Mario Party 9 (Nintendo Wii)
Developer: Nd Cube Co., Ltd.
Release: March 11, 2012
It doesn't take long to see how things have been mixed up for Mario Party 9. The previous titles all followed the concept of moving a character around a board game, collecting coins and stars, and then competing in some sort of crazy mini-game for extra rewards; the winner being the one with the most stars at the end. And while the core spirit of Mario Party is unchanged -- you still travel around a board (now called stages), collect things, and compete in a multitude of hectic mini-games -- the experience has been streamlined so much that Mario Party 9 feels almost like a new game.
The first, and biggest, change to Mario Party 9 is the way players travel the game’s seven distinct stages. Instead of moving one at a time, players now proceed together as a cohesive unit in a vehicle. As each player takes their turn, rolling the die, they assume the role of the vehicle’s captain and therefore collect the benefit (or punishment) of whatever surprise awaits them at the end of their turn. This can be special die that guarantees a player a certain range of numbers on a future roll, extra mini-stars (the new currency and ultimate determinate for the winner), or the activation of one of the 80 new multiplayer mini-games.
The mini-games I competed in ranged from typical 1 vs. all matches, like “Pizza Me, Mario” where the goal was to be the first player to land their topping on all slices of a pizza spinning by, to the occasional 1 vs. 3 match -- which now scale depending on the amount of players since CPU controlled characters are not required to fill the available slots in any multiplayer outing. While these games have always been the heart and soul any Mario Party experience; they are by far the least unaltered.

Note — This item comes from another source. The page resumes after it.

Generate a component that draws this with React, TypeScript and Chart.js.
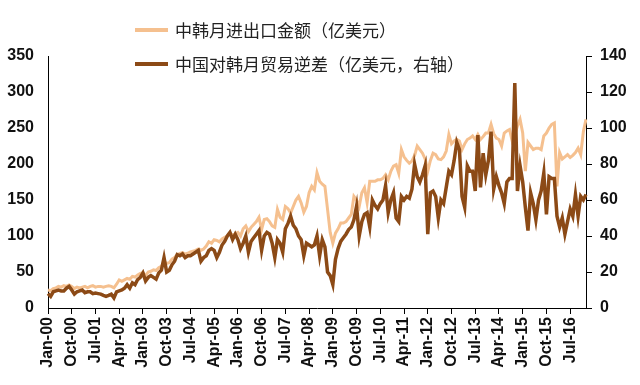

Where Mario Party 9 shakes up the formula the most, in this department, is with the addition of boss and mid-boss battles. No longer do players go in circles, trying to collect the most stars over a pre-set amount of turns; instead each stage is one big level (hence why Nintendo doesn’t refer to them as boards anymore) where a player’s goal is to be the one with the most mini-stars by the time they reach the Bowser gate and defeat his end level boss. These cooperative yet competitive battles, were by far some of the most engaging games I’ve had in a Mario Party title in quite some time; thanks to the mind games required to be used by players to be victorious.
In the mid-boss battle during my preview, called “Whomp Stomp,” each player is given a section of a circular platform that sits in front of a giant menacing Whomp. To defeat the Whomp players must avoid his stomp and thus proceed to attack him with butt-stomps, on his exposed backside, until his life bar depletes. The psychology and most devious part of this battle comes prior to each opportunity to attack, when everyone casts a secret vote dictating how much the platform moves; either zero or one positions. Be the unfortunate person to be rotated in front of the Whomp, and watch your character get flattened, losing the chance to attack for mini-stars and possibly land the final blow for a nice little bonus.
This and the end boss battle -- a fight against King Bomb-omb -- were by far the most fun I had with any mini-game since the tension and added strategy really upped the trash-talking. In fact my short time with Mario Party 9 -- it took roughly 45 minutes to finish a four-player match -- was some of the most fun I’ve had with the series since I burned holes in my palms with the series’ first endeavor.
My only complaint, one I share with the Mario Kart series, was the stage’s cruel way of letting the player in last place catch up and steal my -- what I thought was an assured -- victory in the final rolls of the die. As the group makes it near the end of a stage, Bowser appears and litters most of the remaining spaces with his own diabolical squares. Landing on these squares can result in a player being forced to give some of their mini-stars to another player, or having to ante-up half of their stars towards the prize in a mini-game (something that cost me my 20 star lead one roll before the final boss fight). There’s is some less devious outcomes to the Bowser space, such as reverse mini-games, where you win by actually losing, but I found all the hard work I did in the beginning was highly susceptible to many of the hazards that plagued the end of the stage. Now granted I only had the chance to play one stage -- which I had blast doing until my luck ran out -- so I can’t really pass a fair judgment on the entirety of the game.
Mario Party 9’s does a nice job of breathing some fresh air into a long, but stale series. While some fans may be turned off by the removal of the board game structure -- which to them I say go play any of the eight other entries -- I, for one, am looking forward to tackling more of the game’s new, adventurous party spirit when the game launches this March 11.